Set exercise. Repeat the material exactly from its first line to the line that includes "const chart = echarts.init(document.getElementById('chart'));". Skip pictures.

Entries supplied.
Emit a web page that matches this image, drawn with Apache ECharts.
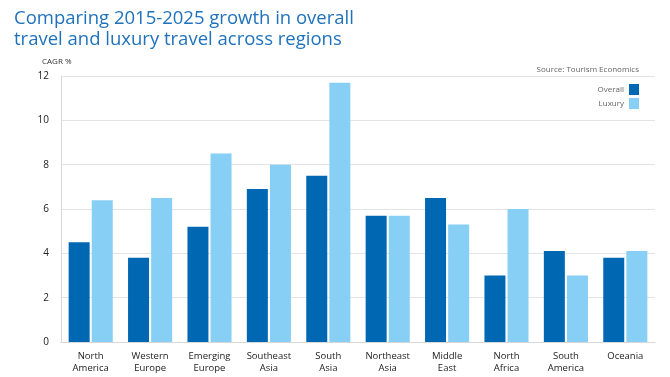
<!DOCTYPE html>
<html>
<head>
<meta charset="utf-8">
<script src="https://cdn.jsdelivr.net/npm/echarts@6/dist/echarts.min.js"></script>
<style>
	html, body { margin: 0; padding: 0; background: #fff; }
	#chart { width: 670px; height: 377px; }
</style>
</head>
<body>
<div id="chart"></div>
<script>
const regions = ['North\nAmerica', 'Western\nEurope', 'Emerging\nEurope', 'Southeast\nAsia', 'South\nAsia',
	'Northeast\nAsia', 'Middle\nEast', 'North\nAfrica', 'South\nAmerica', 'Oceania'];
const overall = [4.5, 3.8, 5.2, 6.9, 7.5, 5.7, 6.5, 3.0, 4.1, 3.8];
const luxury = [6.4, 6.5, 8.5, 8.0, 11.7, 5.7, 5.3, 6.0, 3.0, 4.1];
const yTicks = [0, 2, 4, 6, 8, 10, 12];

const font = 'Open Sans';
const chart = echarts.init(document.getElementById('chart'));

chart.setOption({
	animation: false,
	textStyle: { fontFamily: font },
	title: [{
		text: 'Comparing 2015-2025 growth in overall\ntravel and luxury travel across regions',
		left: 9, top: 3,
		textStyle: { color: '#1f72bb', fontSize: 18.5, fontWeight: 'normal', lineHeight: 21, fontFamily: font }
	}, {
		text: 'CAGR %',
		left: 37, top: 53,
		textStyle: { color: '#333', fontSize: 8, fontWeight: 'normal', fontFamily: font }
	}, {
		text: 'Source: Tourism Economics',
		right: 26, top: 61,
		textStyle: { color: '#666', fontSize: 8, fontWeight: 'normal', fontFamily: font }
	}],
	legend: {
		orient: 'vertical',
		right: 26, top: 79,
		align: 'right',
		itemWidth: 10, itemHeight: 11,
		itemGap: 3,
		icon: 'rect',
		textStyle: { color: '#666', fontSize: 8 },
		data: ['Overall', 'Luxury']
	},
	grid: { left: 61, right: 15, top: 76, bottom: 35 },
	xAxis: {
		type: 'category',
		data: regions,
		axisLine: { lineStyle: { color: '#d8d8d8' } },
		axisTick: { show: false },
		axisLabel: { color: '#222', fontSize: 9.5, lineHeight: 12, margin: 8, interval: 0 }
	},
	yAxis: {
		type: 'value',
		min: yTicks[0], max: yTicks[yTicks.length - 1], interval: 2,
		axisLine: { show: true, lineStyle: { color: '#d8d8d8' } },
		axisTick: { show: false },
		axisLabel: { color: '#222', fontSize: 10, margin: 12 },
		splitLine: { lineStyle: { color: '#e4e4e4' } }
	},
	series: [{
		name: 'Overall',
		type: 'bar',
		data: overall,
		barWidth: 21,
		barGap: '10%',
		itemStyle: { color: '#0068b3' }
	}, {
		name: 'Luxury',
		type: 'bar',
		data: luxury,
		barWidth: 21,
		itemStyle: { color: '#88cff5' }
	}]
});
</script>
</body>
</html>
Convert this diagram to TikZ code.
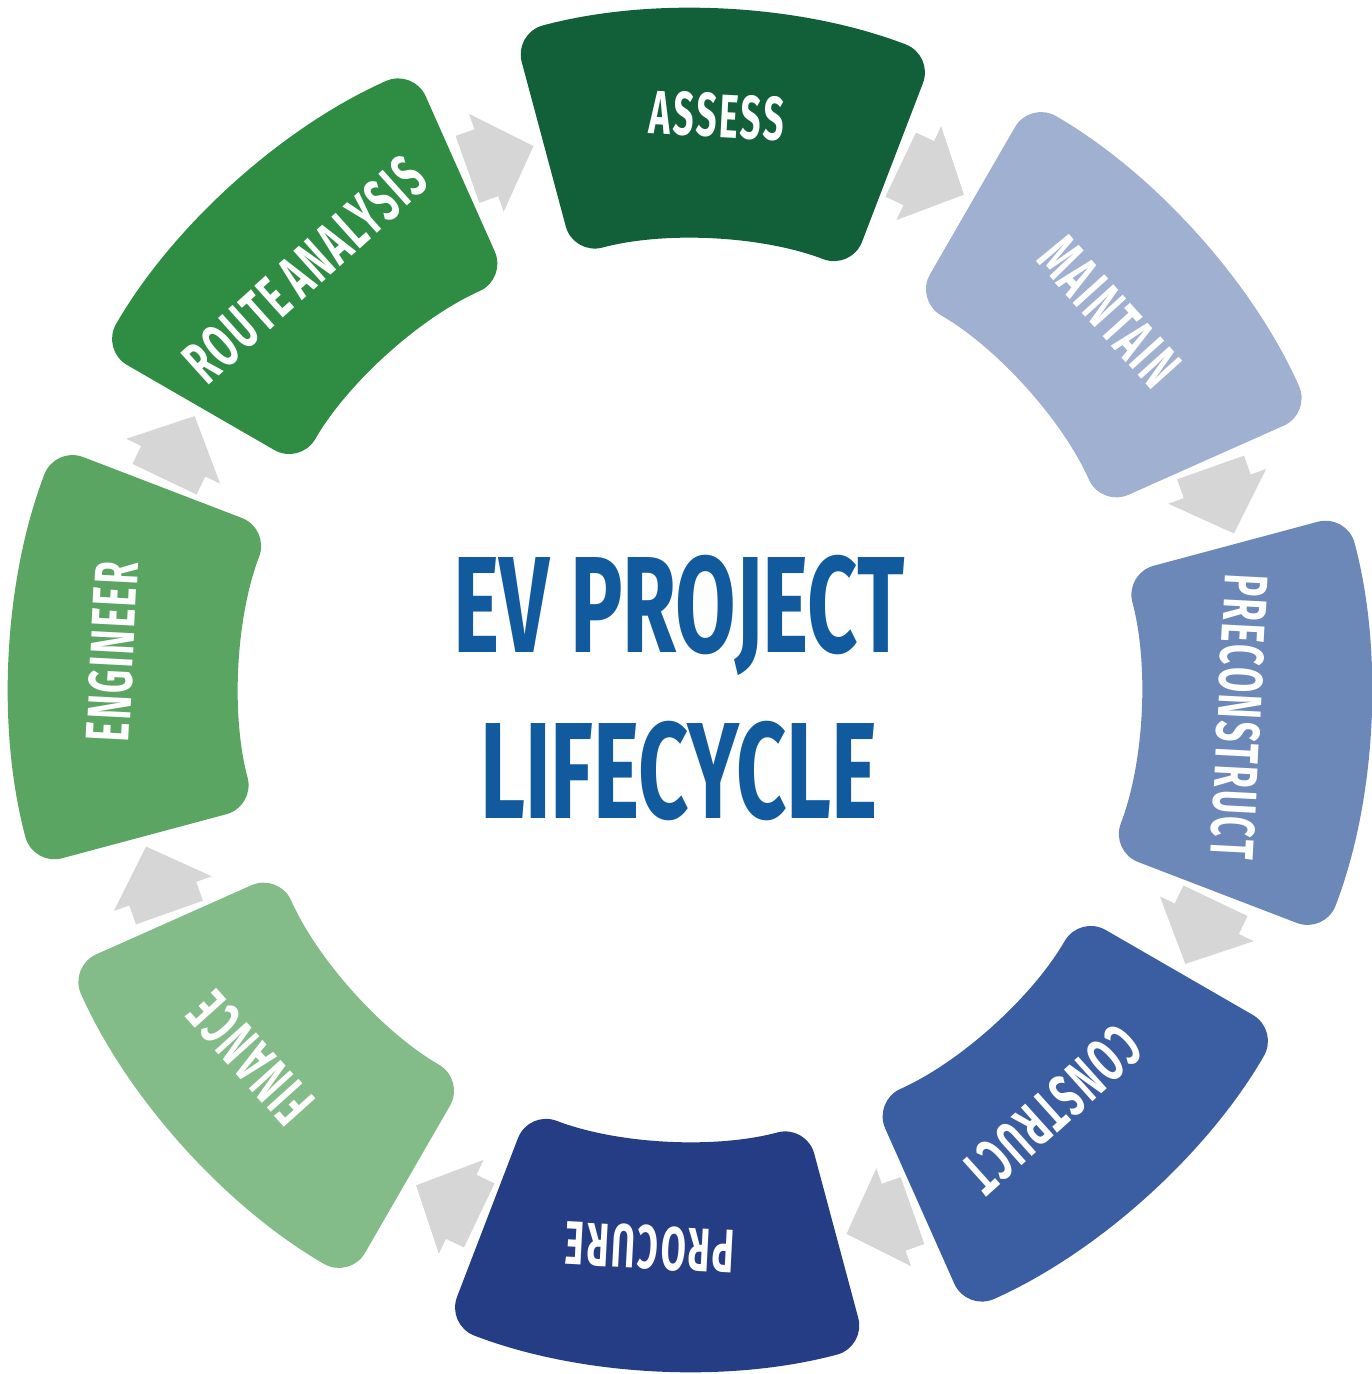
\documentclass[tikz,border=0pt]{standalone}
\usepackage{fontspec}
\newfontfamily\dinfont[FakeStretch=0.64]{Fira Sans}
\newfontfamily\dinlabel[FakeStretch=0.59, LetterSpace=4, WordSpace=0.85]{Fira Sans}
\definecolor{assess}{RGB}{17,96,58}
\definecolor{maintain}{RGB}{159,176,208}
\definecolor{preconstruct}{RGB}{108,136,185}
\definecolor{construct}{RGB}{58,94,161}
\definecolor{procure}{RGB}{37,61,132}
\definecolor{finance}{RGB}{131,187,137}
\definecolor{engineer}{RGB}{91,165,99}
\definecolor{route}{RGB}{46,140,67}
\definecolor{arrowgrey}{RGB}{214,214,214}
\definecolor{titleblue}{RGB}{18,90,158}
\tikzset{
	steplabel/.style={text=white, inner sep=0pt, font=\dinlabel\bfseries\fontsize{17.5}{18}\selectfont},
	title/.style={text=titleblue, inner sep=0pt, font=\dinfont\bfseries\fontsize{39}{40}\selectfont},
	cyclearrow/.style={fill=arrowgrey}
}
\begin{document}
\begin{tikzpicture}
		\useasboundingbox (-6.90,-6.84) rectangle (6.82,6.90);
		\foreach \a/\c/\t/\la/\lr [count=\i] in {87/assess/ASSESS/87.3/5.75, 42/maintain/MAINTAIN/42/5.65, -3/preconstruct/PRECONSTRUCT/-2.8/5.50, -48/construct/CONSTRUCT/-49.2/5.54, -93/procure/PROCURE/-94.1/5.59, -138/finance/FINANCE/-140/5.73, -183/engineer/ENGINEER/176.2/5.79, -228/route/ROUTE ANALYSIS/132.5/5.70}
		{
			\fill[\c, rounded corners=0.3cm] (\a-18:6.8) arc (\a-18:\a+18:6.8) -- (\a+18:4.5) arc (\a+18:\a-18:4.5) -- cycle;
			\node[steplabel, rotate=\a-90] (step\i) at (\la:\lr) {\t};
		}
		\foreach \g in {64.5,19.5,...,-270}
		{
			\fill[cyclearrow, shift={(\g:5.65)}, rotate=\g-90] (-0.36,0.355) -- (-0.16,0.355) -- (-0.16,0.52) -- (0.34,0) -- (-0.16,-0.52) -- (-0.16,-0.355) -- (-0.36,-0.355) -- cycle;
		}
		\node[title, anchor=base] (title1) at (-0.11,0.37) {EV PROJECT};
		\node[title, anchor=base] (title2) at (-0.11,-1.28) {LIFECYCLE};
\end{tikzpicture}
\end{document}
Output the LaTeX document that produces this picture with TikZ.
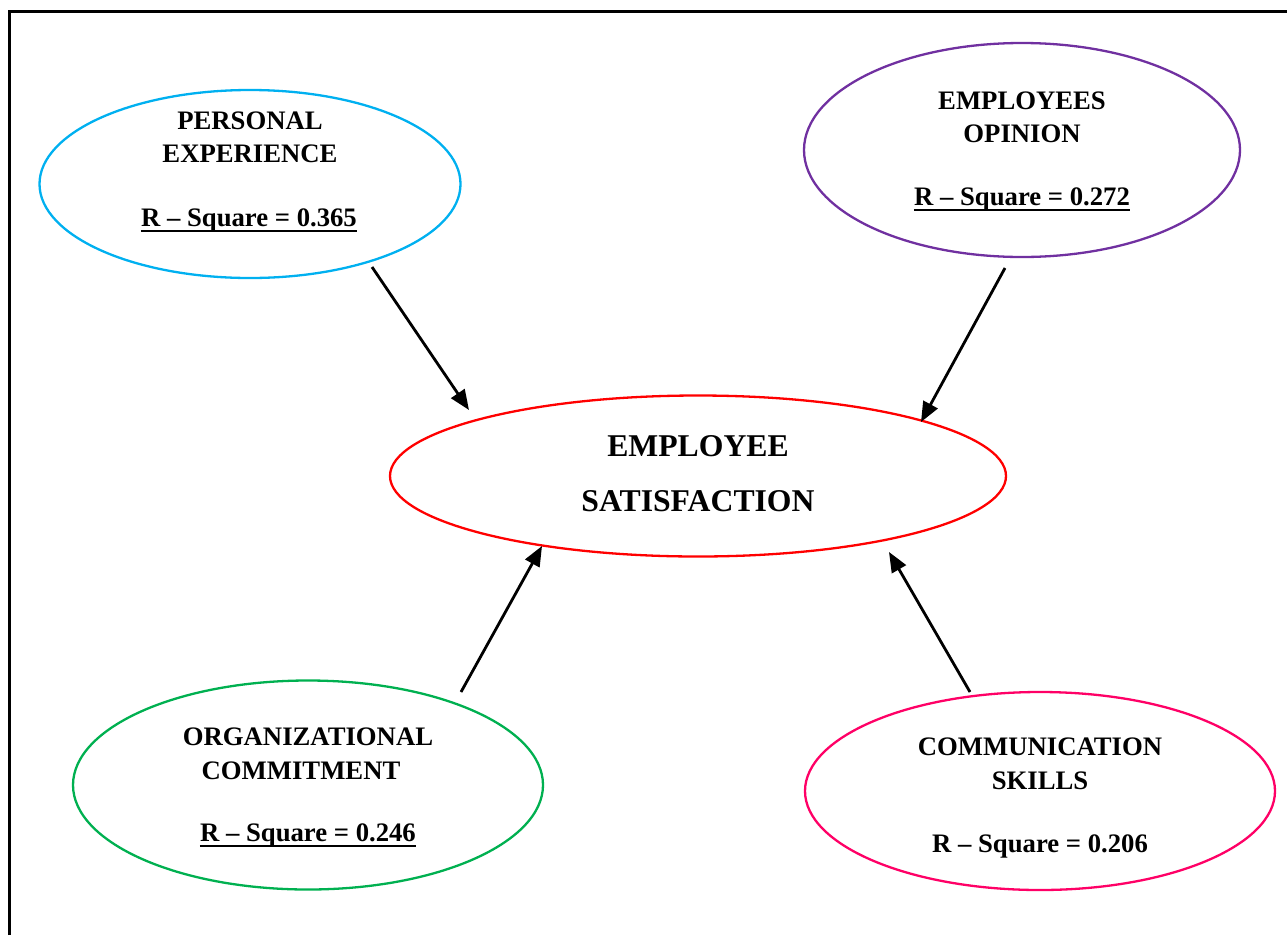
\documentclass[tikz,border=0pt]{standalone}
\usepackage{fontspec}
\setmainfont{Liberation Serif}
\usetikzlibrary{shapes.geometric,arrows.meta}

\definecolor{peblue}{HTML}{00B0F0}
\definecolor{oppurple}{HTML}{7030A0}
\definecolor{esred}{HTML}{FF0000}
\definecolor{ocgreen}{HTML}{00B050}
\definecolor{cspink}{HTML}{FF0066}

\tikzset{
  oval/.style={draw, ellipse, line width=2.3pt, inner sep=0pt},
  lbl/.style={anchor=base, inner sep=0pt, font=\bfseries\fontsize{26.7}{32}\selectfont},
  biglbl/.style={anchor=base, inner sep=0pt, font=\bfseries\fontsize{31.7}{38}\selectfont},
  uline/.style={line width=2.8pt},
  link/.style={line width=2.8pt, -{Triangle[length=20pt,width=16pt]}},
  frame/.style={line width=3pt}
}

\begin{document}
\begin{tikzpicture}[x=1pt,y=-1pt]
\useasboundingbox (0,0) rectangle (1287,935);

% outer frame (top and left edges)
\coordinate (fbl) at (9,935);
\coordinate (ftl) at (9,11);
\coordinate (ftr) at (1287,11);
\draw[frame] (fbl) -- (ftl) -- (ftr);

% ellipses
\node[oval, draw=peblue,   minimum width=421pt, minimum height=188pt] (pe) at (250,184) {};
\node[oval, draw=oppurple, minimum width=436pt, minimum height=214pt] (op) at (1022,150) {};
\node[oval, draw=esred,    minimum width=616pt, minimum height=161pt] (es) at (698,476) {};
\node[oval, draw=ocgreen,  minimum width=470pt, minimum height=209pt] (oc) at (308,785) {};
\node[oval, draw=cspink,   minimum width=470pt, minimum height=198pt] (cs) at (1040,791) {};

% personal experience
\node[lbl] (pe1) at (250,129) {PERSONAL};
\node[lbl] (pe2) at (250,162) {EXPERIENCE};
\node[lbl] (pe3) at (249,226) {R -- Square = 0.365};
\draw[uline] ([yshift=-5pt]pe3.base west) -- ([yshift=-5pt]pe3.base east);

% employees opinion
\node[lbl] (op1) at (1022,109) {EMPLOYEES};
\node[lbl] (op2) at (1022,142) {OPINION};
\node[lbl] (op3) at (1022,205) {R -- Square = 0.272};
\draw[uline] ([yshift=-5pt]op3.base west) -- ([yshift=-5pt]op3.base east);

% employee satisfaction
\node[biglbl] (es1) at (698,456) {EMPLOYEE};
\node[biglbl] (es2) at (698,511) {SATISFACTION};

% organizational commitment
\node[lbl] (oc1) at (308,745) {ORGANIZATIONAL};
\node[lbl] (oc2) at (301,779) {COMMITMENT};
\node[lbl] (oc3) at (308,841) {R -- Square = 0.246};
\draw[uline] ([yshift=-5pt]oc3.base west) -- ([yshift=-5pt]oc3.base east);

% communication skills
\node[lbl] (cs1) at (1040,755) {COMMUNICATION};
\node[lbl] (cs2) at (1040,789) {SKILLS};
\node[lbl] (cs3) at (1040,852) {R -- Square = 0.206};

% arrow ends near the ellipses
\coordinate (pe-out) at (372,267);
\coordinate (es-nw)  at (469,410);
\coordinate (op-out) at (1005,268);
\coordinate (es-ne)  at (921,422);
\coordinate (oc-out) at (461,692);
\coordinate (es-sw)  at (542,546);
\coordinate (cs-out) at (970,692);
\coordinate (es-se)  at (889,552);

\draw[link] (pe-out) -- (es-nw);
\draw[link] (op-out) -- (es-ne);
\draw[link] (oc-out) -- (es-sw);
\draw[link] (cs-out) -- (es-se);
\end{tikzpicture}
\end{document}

Problem solution.
Emit a web page that matches this image, drawn with Apache ECharts.
<!DOCTYPE html>
<html>
<head>
<meta charset="utf-8">
<script src="https://cdn.jsdelivr.net/npm/echarts@6/dist/echarts.min.js"></script>
<style>
	html, body { margin: 0; padding: 0; background: #fff; }
	#chart { width: 670px; height: 377px; }
</style>
</head>
<body>
<div id="chart"></div>
<script>
const regions = ['North\nAmerica', 'Western\nEurope', 'Emerging\nEurope', 'Southeast\nAsia', 'South\nAsia',
	'Northeast\nAsia', 'Middle\nEast', 'North\nAfrica', 'South\nAmerica', 'Oceania'];
const overall = [4.5, 3.8, 5.2, 6.9, 7.5, 5.7, 6.5, 3.0, 4.1, 3.8];
const luxury = [6.4, 6.5, 8.5, 8.0, 11.7, 5.7, 5.3, 6.0, 3.0, 4.1];
const yTicks = [0, 2, 4, 6, 8, 10, 12];

const font = 'Open Sans';
const chart = echarts.init(document.getElementById('chart'));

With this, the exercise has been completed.